Let these two be summations of Fibonacci numbers:$$F_{2} + F_{5} + F_{8} + F_{11} + F_{14} +..... + F_{3n-1}=\sum\limits_{n=1} F_{3n-1}$$ and $$F_{0} + F_{3} + F_{6} + F_{9} + F_{12} +..... + F_{3n}=\sum\limits_{n=0} F_{3n}$$
Is there a closed form expression for these summations of Fibonacci numbers?

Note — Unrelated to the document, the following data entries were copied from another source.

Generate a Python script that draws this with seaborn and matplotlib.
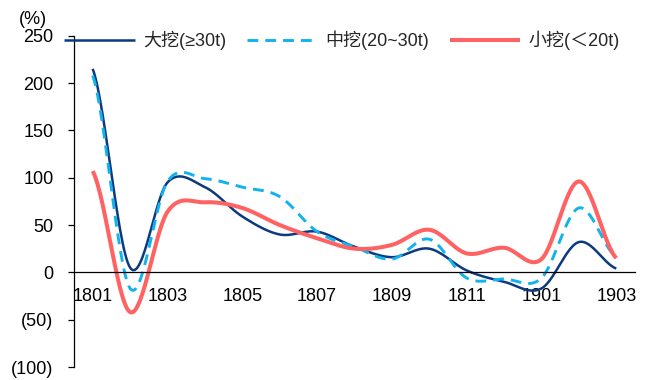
import numpy as np
import pandas as pd
import matplotlib
matplotlib.use("Agg")
import matplotlib.pyplot as plt
import seaborn as sns
from matplotlib.ticker import FixedLocator, FuncFormatter

categories = ["1801", "1802", "1803", "1804", "1805", "1806", "1807", "1808",
              "1809", "1810", "1811", "1812", "1901", "1902", "1903"]
large = [215, 5, 95, 90, 59, 40, 43, 27, 16, 25, 2, -10, -17, 32, 4]
medium = [208, -17, 96, 99, 90, 80, 43, 27, 14, 35, -6, -7, -6, 68, 16]
small = [107, -42, 64, 74, 68, 50, 36, 25, 29, 45, 20, 26, 14, 96, 15]
series_names = ["大挖(≥30t)", "中挖(20~30t)", "小挖(＜20t)"]
colors = ["#0B3A7E", "#12B2EE", "#FF6262"]

sns.set_theme(style="white")
plt.rcParams['font.family'] = ['Liberation Sans', 'Noto Sans CJK SC', 'DejaVu Sans']
plt.rcParams['axes.unicode_minus'] = False


def catmull_rom(y, n=30):
    y = np.asarray(y, dtype=float)
    p = np.concatenate([[y[0]], y, [y[-1]]])
    xs, ys = [], []
    for i in range(len(y) - 1):
        p0, p1, p2, p3 = p[i], p[i + 1], p[i + 2], p[i + 3]
        t = np.linspace(0, 1, n, endpoint=False)
        m1 = (p2 - p0) / 2
        m2 = (p3 - p1) / 2
        h00 = 2 * t**3 - 3 * t**2 + 1
        h10 = t**3 - 2 * t**2 + t
        h01 = -2 * t**3 + 3 * t**2
        h11 = t**3 - t**2
        xs.extend(i + t)
        ys.extend(h00 * p1 + h10 * m1 + h01 * p2 + h11 * m2)
    xs.append(len(y) - 1)
    ys.append(y[-1])
    return np.array(xs), np.array(ys)


frames = []
for name, vals in zip(series_names, [large, medium, small]):
    sx, sy = catmull_rom(vals)
    frames.append(pd.DataFrame({"x": sx, "y": sy, "series": name}))
df = pd.concat(frames, ignore_index=True)

fig = plt.figure(figsize=(6.64, 3.8), dpi=100)
ax = fig.add_axes([74 / 664, 13 / 380, (635 - 74) / 664, (367 - 35.7) / 380])

styles = {
    series_names[0]: dict(lw=1.8, ls="-"),
    series_names[1]: dict(lw=2.1, ls=(0, (3.7, 2.4))),
    series_names[2]: dict(lw=2.9, ls="-"),
}
for name, col in zip(series_names, colors):
    sub = df[df["series"] == name]
    sns.lineplot(data=sub, x="x", y="y", ax=ax, color=col, sort=False,
                 linewidth=styles[name]["lw"], linestyle=styles[name]["ls"],
                 label=name, legend=False, solid_capstyle="butt", dash_capstyle="butt")

ax.set_xlim(-0.5, len(categories) - 0.5)
ax.set_ylim(-100, 250)
ax.set_xlabel("")
ax.set_ylabel("")

for s in ["top", "right"]:
    ax.spines[s].set_visible(False)
ax.spines["bottom"].set_position(("data", 0))
for s in ["left", "bottom"]:
    ax.spines[s].set_color("#000000")
    ax.spines[s].set_linewidth(0.9)

label_pos = list(range(0, len(categories), 2))
ax.xaxis.set_major_locator(FixedLocator(label_pos))
ax.set_xticklabels([categories[i] for i in label_pos])
ax.xaxis.set_minor_locator(FixedLocator([i - 0.5 for i in label_pos]))
ax.tick_params(axis="x", which="major", length=0, pad=11.5, labelsize=13, colors="#000000")
ax.tick_params(axis="x", which="minor", length=4.5, width=0.9, direction="out", color="#000000")

ax.set_yticks(np.arange(-100, 251, 50))
ax.yaxis.set_major_formatter(FuncFormatter(lambda v, p: f"({int(-v)})" if v < 0 else f"{int(v)}"))
ax.tick_params(axis="y", which="major", length=4.2, width=0.9, direction="out",
               left=True, labelsize=13, colors="#000000", pad=10.5)
ax.grid(False)

fig.text(33 / 664, 1 - 19.5 / 380, "(%)", ha="center", va="center", fontsize=13, color="#000000")

handles, labels = ax.get_legend_handles_labels()
fig.legend(handles, labels, loc="center", bbox_to_anchor=(342 / 664, 1 - 40.5 / 380),
           ncol=3, frameon=False, fontsize=13, handlelength=3.9, handletextpad=0.45,
           columnspacing=1.15, borderpad=0, borderaxespad=0)

fig.savefig("out.png", dpi=100)
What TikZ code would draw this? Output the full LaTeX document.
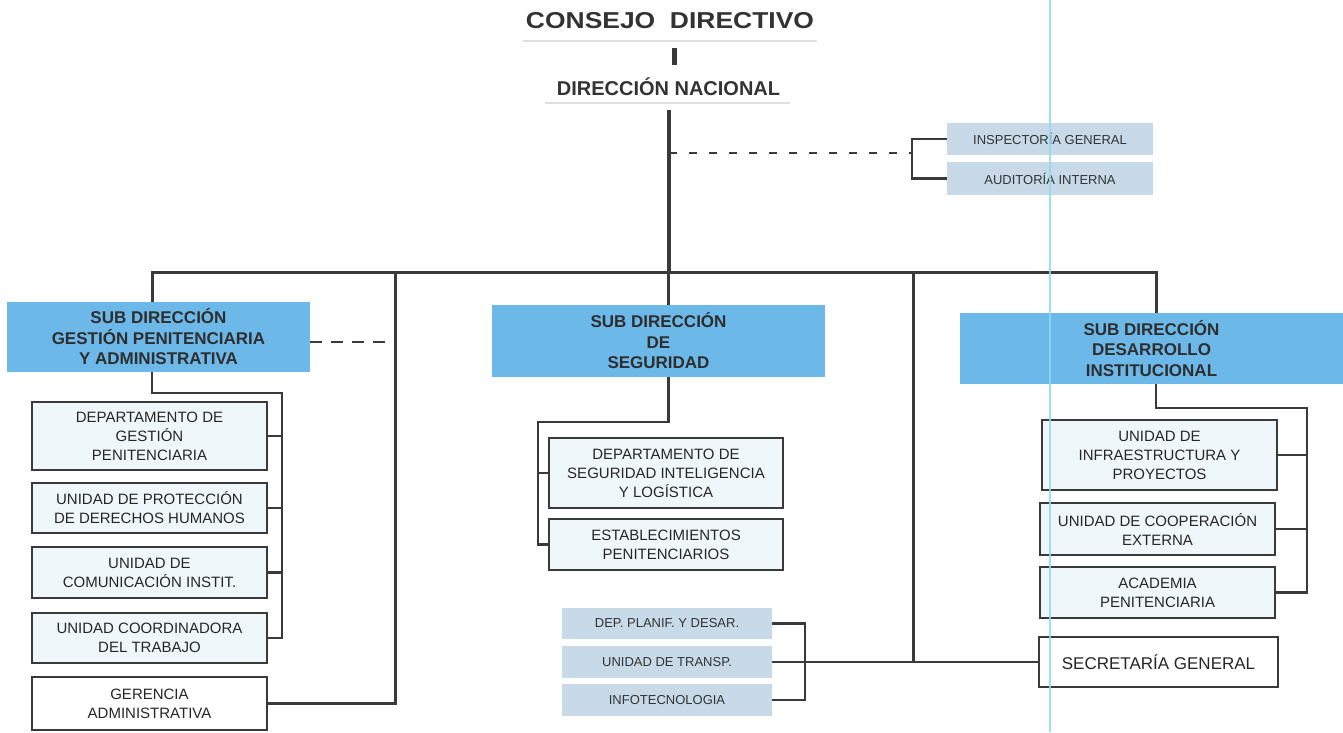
\documentclass[tikz,border=0pt]{standalone}
\usepackage{fontspec}
\setmainfont{Liberation Sans}
\definecolor{ln}{HTML}{3A3A3A}
\definecolor{hdr}{RGB}{108,184,232}
\definecolor{insp}{RGB}{200,218,232}
\definecolor{lite}{RGB}{240,247,251}
\tikzset{
  conn/.style={draw=ln, line width=3pt},
  thin conn/.style={draw=ln, line width=2.4pt},
  bx/.style={draw=ln, line width=2.4pt, fill=lite, inner sep=0pt, align=center, text=black!85, font=\fontsize{15}{19}\selectfont},
  hdrbox/.style={fill=hdr, inner sep=0pt, align=center, text=black!82, font=\bfseries\fontsize{17}{20.5}\selectfont},
  sbox/.style={fill=insp, inner sep=0pt, align=center, text=black!80, font=\fontsize{13}{15}\selectfont},
}
\begin{document}
\begin{tikzpicture}[x=1pt,y=-1pt]
\useasboundingbox (0,0) rectangle (1343,732);
\fill[white] (0,0) rectangle (1343,732);

% top
\node[anchor=base, inner sep=0pt, text=black!80, font=\bfseries\fontsize{23}{26}\selectfont\addfontfeature{FakeStretch=1.15}] (CD) at (670,28.5) {CONSEJO\ \ DIRECTIVO};
\node[anchor=base, inner sep=0pt, text=black!80, font=\bfseries\fontsize{20}{24}\selectfont] (DN) at (668.5,95.5) {DIRECCIÓN NACIONAL};
\draw[gray!25, line width=2pt] (523,41) -- (817,41);
\draw[gray!25, line width=2pt] (545,103) -- (790,103);
\draw[draw=ln, line width=4.5pt, shorten <=19.5pt, shorten >=12.5pt] ([xshift=4.5pt]CD.south) -- ([xshift=4.5pt]CD.south |- DN.north);

% inspectoria
\node[sbox, minimum width=206pt, minimum height=32pt] (IG) at (1050,139) {INSPECTORÍA GENERAL};
\node[sbox, minimum width=206pt, minimum height=33pt] (AI) at (1050,178.5) {AUDITORÍA INTERNA};
\coordinate (ib) at (912,153);

% headers
\node[hdrbox, minimum width=303pt, minimum height=70pt] (G) at (158.5,337) {SUB DIRECCIÓN\\GESTIÓN PENITENCIARIA\\Y ADMINISTRATIVA};
\node[hdrbox, minimum width=333pt, minimum height=72pt] (S) at (658.5,341) {SUB DIRECCIÓN\\DE\\SEGURIDAD};
\node[hdrbox, minimum width=383pt, minimum height=71pt] (D) at (1151.5,348.5) {SUB DIRECCIÓN\\DESARROLLO\\INSTITUCIONAL};

% left column
\node[bx, minimum width=235pt, minimum height=68pt] (B1) at (149.5,436) {DEPARTAMENTO DE\\GESTIÓN\\PENITENCIARIA};
\node[bx, minimum width=235pt, minimum height=50pt] (B2) at (149.5,508) {UNIDAD DE PROTECCIÓN\\DE DERECHOS HUMANOS};
\node[bx, minimum width=235pt, minimum height=51pt] (B3) at (149.5,572.5) {UNIDAD DE\\COMUNICACIÓN INSTIT.};
\node[bx, minimum width=235pt, minimum height=50pt] (B4) at (149.5,638) {UNIDAD COORDINADORA\\DEL TRABAJO};
\node[bx, fill=white, minimum width=235pt, minimum height=53pt] (B5) at (149.5,703.5) {GERENCIA\\ADMINISTRATIVA};

% middle column
\node[bx, minimum width=234pt, minimum height=70pt] (E1) at (666,473) {DEPARTAMENTO DE\\SEGURIDAD INTELIGENCIA\\Y LOGÍSTICA};
\node[bx, minimum width=234pt, minimum height=51pt] (E2) at (666,544.5) {ESTABLECIMIENTOS\\PENITENCIARIOS};

\node[sbox, minimum width=210pt, minimum height=31pt] (T1) at (667,623.5) {DEP. PLANIF. Y DESAR.};
\node[sbox, minimum width=210pt, minimum height=32pt] (T2) at (667,662) {UNIDAD DE TRANSP.};
\node[sbox, minimum width=210pt, minimum height=32pt] (T3) at (667,700) {INFOTECNOLOGIA};

% right column
\node[bx, minimum width=235pt, minimum height=70pt] (R1) at (1159.5,455) {UNIDAD DE\\INFRAESTRUCTURA Y\\PROYECTOS};
\node[bx, minimum width=235pt, minimum height=52pt] (R2) at (1157.5,529) {UNIDAD DE COOPERACIÓN\\EXTERNA};
\node[bx, minimum width=235pt, minimum height=51pt] (R3) at (1157.5,592.5) {ACADEMIA\\PENITENCIARIA};
\node[bx, fill=white, minimum width=239pt, minimum height=50pt, font=\fontsize{17}{20}\selectfont] (SG) at (1158.5,662) {SECRETARÍA GENERAL};

% main trunk and bar
\coordinate (barL) at (152,272);
\coordinate (barR) at (1156,272);
\coordinate (v1) at (395,272);
\coordinate (v2) at (913,272);
\draw[draw=ln, line width=4pt, shorten <=14pt] (DN.south) -- (DN.south |- barL);
\draw[conn] (DN.south |- barL) -- (DN.south |- S.north);
\draw[conn] ([xshift=-6.5pt]G.north) -- (barL) -- (barR) -- (barR |- D.north);
\draw[conn] (v1) |- (B5.east);
\draw[conn] (v2) -- (v2 |- SG.west);

% inspectoria bracket
\draw[draw=ln, line width=2.4pt, dash pattern=on 8pt off 12pt] (DN.south |- ib) -- (ib);
\draw[thin conn] (IG.west) -| (ib) |- (AI.west);

% left dashed
\coordinate (gd) at (385,342);
\draw[draw=ln, line width=2.4pt, dash pattern=on 12pt off 9pt] (G.east |- gd) -- (gd);

% left bracket
\coordinate (l1) at (282,393);
\draw[thin conn] ([xshift=-6.5pt]G.south) |- (l1) |- (B4.east);
\draw[thin conn] (l1 |- B1.east) -- (B1.east);
\draw[thin conn] (l1 |- B2.east) -- (B2.east);
\draw[thin conn] (l1 |- B3.east) -- (B3.east);

% middle bracket
\coordinate (m1) at (538,422);
\draw[thin conn] (DN.south |- S.south) -- (DN.south |- m1) -- (m1) |- (E2.west);
\draw[thin conn] (m1 |- E1.west) -- (E1.west);

% bottom centre bracket
\coordinate (t1) at (805,623.5);
\draw[thin conn] (T1.east) -- (t1) |- (T3.east);
\draw[thin conn] (T2.east) -- (SG.west);

% right bracket
\coordinate (r1) at (1307,408);
\draw[thin conn] (barR |- D.south) -- (barR |- r1) -- (r1) |- (R3.east);
\draw[thin conn] (r1 |- R1.east) -- (R1.east);
\draw[thin conn] (r1 |- R2.east) -- (R2.east);

% scanner streak
\draw[cyan!45!white, line width=2.2pt, opacity=0.85] (1050,0) -- (1050,732);
\end{tikzpicture}
\end{document}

I've taken a look at the Zeckendorf identities for these but I don't seem to get any useful progress in finding the formula.
On
Note : $$f_n=\frac{\phi^n-\psi^n}{\sqrt5} \text{ where } \phi=\frac{1+\sqrt5}{2}\text{ and } \psi=\frac{1-\sqrt5}{2}$$
Now $$\sum_{n\geq i\geq1}f_{3i-1}=\frac{1}{\sqrt5}\sum_{n\geq i\geq1}\phi^{3i-1}-\psi^{3i-1}\implies$$ $$\frac{1}{\sqrt5}\left(\frac{1}{\phi}\sum_{n\geq i\geq1}(\phi^3)^i-\frac{1}{\psi}\sum_{n\geq i\geq1}(\psi^3)^i\right)$$
Note : Sum of GP is $\frac{a(1-r^n)}{1-r}$ iff $|r|<1$
So , that gives you $$\frac{1}{\sqrt5}\left(\frac{\phi^2(1-\phi^{3n})}{1-\phi^3}-\frac{\psi^2(1-\psi^{3n})}{1-\psi^3}\right)$$
Similarly do for the other one , and then you can rationalize the denominators to get a bit more clean closed form for Summation of Fibonacci numbers .
$$\sum_{i=1}^nF_{3i-1}=\frac12(F_{3n+1}-1)$$ $$\sum_{i=0}^nF_{3i}=\frac12(F_{3n+2}-1)$$
You can deduce these simply by writing out a few terms; and you can prove them by induction.